| OBJECTIVE |
Every line of the material is to be quoted verbatim, minus the pictures.
--- Start of INFORMATION SUPPLIED ---
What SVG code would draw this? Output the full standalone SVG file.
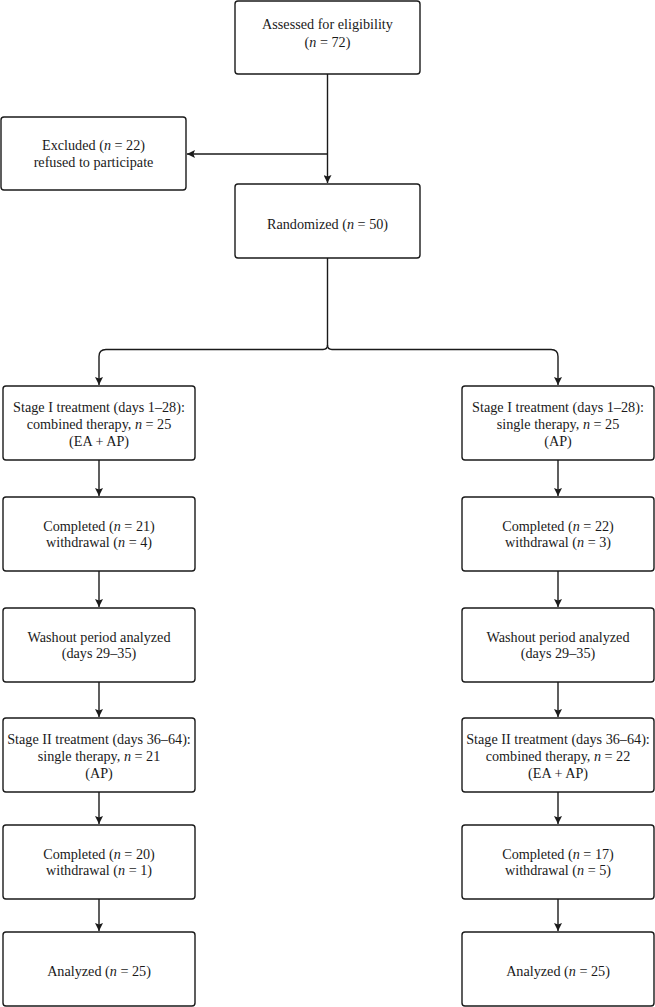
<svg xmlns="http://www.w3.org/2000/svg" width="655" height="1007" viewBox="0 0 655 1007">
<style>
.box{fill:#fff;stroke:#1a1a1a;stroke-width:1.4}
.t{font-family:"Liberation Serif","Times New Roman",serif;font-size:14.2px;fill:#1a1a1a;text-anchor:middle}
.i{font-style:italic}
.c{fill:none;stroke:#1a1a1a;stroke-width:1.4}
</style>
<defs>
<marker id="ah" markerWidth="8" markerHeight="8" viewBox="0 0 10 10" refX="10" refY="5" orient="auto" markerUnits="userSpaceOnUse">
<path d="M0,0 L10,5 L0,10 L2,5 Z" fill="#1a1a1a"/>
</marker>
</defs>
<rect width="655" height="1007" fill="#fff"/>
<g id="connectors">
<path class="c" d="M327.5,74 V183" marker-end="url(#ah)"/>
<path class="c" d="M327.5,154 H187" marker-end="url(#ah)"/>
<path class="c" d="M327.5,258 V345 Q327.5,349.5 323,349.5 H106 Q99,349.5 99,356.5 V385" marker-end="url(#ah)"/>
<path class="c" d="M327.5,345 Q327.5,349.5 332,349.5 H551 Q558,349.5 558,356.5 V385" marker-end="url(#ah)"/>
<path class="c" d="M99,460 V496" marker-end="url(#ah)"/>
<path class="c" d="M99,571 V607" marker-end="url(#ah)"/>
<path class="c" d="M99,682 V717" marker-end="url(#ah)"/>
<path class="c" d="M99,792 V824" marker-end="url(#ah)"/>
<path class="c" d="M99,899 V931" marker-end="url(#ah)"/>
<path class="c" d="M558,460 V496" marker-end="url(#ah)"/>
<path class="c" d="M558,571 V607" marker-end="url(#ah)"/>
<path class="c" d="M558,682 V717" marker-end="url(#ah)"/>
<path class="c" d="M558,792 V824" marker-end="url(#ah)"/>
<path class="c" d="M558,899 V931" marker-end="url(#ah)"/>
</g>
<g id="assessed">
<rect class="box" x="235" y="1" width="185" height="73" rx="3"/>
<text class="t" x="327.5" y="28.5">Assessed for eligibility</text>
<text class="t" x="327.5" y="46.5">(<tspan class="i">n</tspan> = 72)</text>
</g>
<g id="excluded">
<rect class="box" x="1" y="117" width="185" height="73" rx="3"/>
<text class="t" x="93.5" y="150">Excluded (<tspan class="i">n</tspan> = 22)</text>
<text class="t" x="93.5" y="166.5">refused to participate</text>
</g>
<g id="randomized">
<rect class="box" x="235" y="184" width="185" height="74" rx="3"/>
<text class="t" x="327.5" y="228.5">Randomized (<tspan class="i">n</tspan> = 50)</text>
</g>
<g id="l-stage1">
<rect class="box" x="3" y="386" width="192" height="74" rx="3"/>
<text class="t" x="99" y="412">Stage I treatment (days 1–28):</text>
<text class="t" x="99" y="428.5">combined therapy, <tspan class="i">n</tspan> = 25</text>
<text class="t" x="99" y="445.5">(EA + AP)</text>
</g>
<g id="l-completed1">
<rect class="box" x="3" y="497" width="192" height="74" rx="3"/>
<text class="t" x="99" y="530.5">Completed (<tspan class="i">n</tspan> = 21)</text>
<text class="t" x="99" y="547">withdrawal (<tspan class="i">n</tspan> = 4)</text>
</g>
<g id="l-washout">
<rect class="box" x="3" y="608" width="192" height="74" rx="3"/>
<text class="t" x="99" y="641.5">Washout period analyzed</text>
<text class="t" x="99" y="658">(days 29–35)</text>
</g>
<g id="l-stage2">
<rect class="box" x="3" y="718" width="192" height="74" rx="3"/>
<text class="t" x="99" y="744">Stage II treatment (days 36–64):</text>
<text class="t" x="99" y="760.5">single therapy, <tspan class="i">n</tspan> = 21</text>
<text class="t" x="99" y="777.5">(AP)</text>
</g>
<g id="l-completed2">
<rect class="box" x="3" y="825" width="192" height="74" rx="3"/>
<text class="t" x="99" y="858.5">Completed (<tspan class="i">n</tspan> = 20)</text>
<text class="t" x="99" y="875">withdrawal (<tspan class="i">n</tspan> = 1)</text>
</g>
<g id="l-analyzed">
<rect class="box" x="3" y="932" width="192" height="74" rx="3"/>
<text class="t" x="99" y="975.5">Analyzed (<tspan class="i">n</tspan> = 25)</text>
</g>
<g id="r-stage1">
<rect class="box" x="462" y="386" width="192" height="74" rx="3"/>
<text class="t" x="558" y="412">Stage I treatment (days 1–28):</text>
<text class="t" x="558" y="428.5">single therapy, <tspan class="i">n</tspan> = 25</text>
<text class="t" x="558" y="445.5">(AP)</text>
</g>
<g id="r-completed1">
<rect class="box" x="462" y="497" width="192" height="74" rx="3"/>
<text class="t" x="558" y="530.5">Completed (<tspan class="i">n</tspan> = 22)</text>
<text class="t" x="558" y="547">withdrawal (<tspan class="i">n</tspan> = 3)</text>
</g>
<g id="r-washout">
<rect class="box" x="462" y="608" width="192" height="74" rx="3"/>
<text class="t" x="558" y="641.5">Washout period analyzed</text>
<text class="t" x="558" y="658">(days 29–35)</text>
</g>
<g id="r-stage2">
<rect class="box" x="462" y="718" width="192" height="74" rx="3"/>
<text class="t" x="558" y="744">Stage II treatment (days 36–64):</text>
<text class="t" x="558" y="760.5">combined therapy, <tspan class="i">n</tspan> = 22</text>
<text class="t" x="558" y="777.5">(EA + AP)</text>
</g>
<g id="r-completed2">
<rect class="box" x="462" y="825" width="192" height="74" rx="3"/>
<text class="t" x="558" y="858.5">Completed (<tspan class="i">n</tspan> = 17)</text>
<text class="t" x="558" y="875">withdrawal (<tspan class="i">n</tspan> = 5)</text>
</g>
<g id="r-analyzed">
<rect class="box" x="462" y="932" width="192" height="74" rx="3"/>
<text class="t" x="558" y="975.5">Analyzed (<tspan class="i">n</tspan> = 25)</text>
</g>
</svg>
--- End of INFORMATION SUPPLIED ---
| THE ANSWER |
What SVG code would draw this? Output the full standalone SVG file.
<svg xmlns="http://www.w3.org/2000/svg" width="655" height="1007" viewBox="0 0 655 1007">
<style>
.box{fill:#fff;stroke:#1a1a1a;stroke-width:1.4}
.t{font-family:"Liberation Serif","Times New Roman",serif;font-size:14.2px;fill:#1a1a1a;text-anchor:middle}
.i{font-style:italic}
.c{fill:none;stroke:#1a1a1a;stroke-width:1.4}
</style>
<defs>
<marker id="ah" markerWidth="8" markerHeight="8" viewBox="0 0 10 10" refX="10" refY="5" orient="auto" markerUnits="userSpaceOnUse">
<path d="M0,0 L10,5 L0,10 L2,5 Z" fill="#1a1a1a"/>
</marker>
</defs>
<rect width="655" height="1007" fill="#fff"/>
<g id="connectors">
<path class="c" d="M327.5,74 V183" marker-end="url(#ah)"/>
<path class="c" d="M327.5,154 H187" marker-end="url(#ah)"/>
<path class="c" d="M327.5,258 V345 Q327.5,349.5 323,349.5 H106 Q99,349.5 99,356.5 V385" marker-end="url(#ah)"/>
<path class="c" d="M327.5,345 Q327.5,349.5 332,349.5 H551 Q558,349.5 558,356.5 V385" marker-end="url(#ah)"/>
<path class="c" d="M99,460 V496" marker-end="url(#ah)"/>
<path class="c" d="M99,571 V607" marker-end="url(#ah)"/>
<path class="c" d="M99,682 V717" marker-end="url(#ah)"/>
<path class="c" d="M99,792 V824" marker-end="url(#ah)"/>
<path class="c" d="M99,899 V931" marker-end="url(#ah)"/>
<path class="c" d="M558,460 V496" marker-end="url(#ah)"/>
<path class="c" d="M558,571 V607" marker-end="url(#ah)"/>
<path class="c" d="M558,682 V717" marker-end="url(#ah)"/>
<path class="c" d="M558,792 V824" marker-end="url(#ah)"/>
<path class="c" d="M558,899 V931" marker-end="url(#ah)"/>
</g>
<g id="assessed">
<rect class="box" x="235" y="1" width="185" height="73" rx="3"/>
<text class="t" x="327.5" y="28.5">Assessed for eligibility</text>
<text class="t" x="327.5" y="46.5">(<tspan class="i">n</tspan> = 72)</text>
</g>
<g id="excluded">
<rect class="box" x="1" y="117" width="185" height="73" rx="3"/>
<text class="t" x="93.5" y="150">Excluded (<tspan class="i">n</tspan> = 22)</text>
<text class="t" x="93.5" y="166.5">refused to participate</text>
</g>
<g id="randomized">
<rect class="box" x="235" y="184" width="185" height="74" rx="3"/>
<text class="t" x="327.5" y="228.5">Randomized (<tspan class="i">n</tspan> = 50)</text>
</g>
<g id="l-stage1">
<rect class="box" x="3" y="386" width="192" height="74" rx="3"/>
<text class="t" x="99" y="412">Stage I treatment (days 1–28):</text>
<text class="t" x="99" y="428.5">combined therapy, <tspan class="i">n</tspan> = 25</text>
<text class="t" x="99" y="445.5">(EA + AP)</text>
</g>
<g id="l-completed1">
<rect class="box" x="3" y="497" width="192" height="74" rx="3"/>
<text class="t" x="99" y="530.5">Completed (<tspan class="i">n</tspan> = 21)</text>
<text class="t" x="99" y="547">withdrawal (<tspan class="i">n</tspan> = 4)</text>
</g>
<g id="l-washout">
<rect class="box" x="3" y="608" width="192" height="74" rx="3"/>
<text class="t" x="99" y="641.5">Washout period analyzed</text>
<text class="t" x="99" y="658">(days 29–35)</text>
</g>
<g id="l-stage2">
<rect class="box" x="3" y="718" width="192" height="74" rx="3"/>
<text class="t" x="99" y="744">Stage II treatment (days 36–64):</text>
<text class="t" x="99" y="760.5">single therapy, <tspan class="i">n</tspan> = 21</text>
<text class="t" x="99" y="777.5">(AP)</text>
</g>
<g id="l-completed2">
<rect class="box" x="3" y="825" width="192" height="74" rx="3"/>
<text class="t" x="99" y="858.5">Completed (<tspan class="i">n</tspan> = 20)</text>
<text class="t" x="99" y="875">withdrawal (<tspan class="i">n</tspan> = 1)</text>
</g>
<g id="l-analyzed">
<rect class="box" x="3" y="932" width="192" height="74" rx="3"/>
<text class="t" x="99" y="975.5">Analyzed (<tspan class="i">n</tspan> = 25)</text>
</g>
<g id="r-stage1">
<rect class="box" x="462" y="386" width="192" height="74" rx="3"/>
<text class="t" x="558" y="412">Stage I treatment (days 1–28):</text>
<text class="t" x="558" y="428.5">single therapy, <tspan class="i">n</tspan> = 25</text>
<text class="t" x="558" y="445.5">(AP)</text>
</g>
<g id="r-completed1">
<rect class="box" x="462" y="497" width="192" height="74" rx="3"/>
<text class="t" x="558" y="530.5">Completed (<tspan class="i">n</tspan> = 22)</text>
<text class="t" x="558" y="547">withdrawal (<tspan class="i">n</tspan> = 3)</text>
</g>
<g id="r-washout">
<rect class="box" x="462" y="608" width="192" height="74" rx="3"/>
<text class="t" x="558" y="641.5">Washout period analyzed</text>
<text class="t" x="558" y="658">(days 29–35)</text>
</g>
<g id="r-stage2">
<rect class="box" x="462" y="718" width="192" height="74" rx="3"/>
<text class="t" x="558" y="744">Stage II treatment (days 36–64):</text>
<text class="t" x="558" y="760.5">combined therapy, <tspan class="i">n</tspan> = 22</text>
<text class="t" x="558" y="777.5">(EA + AP)</text>
</g>
<g id="r-completed2">
<rect class="box" x="462" y="825" width="192" height="74" rx="3"/>
<text class="t" x="558" y="858.5">Completed (<tspan class="i">n</tspan> = 17)</text>
<text class="t" x="558" y="875">withdrawal (<tspan class="i">n</tspan> = 5)</text>
</g>
<g id="r-analyzed">
<rect class="box" x="462" y="932" width="192" height="74" rx="3"/>
<text class="t" x="558" y="975.5">Analyzed (<tspan class="i">n</tspan> = 25)</text>
</g>
</svg>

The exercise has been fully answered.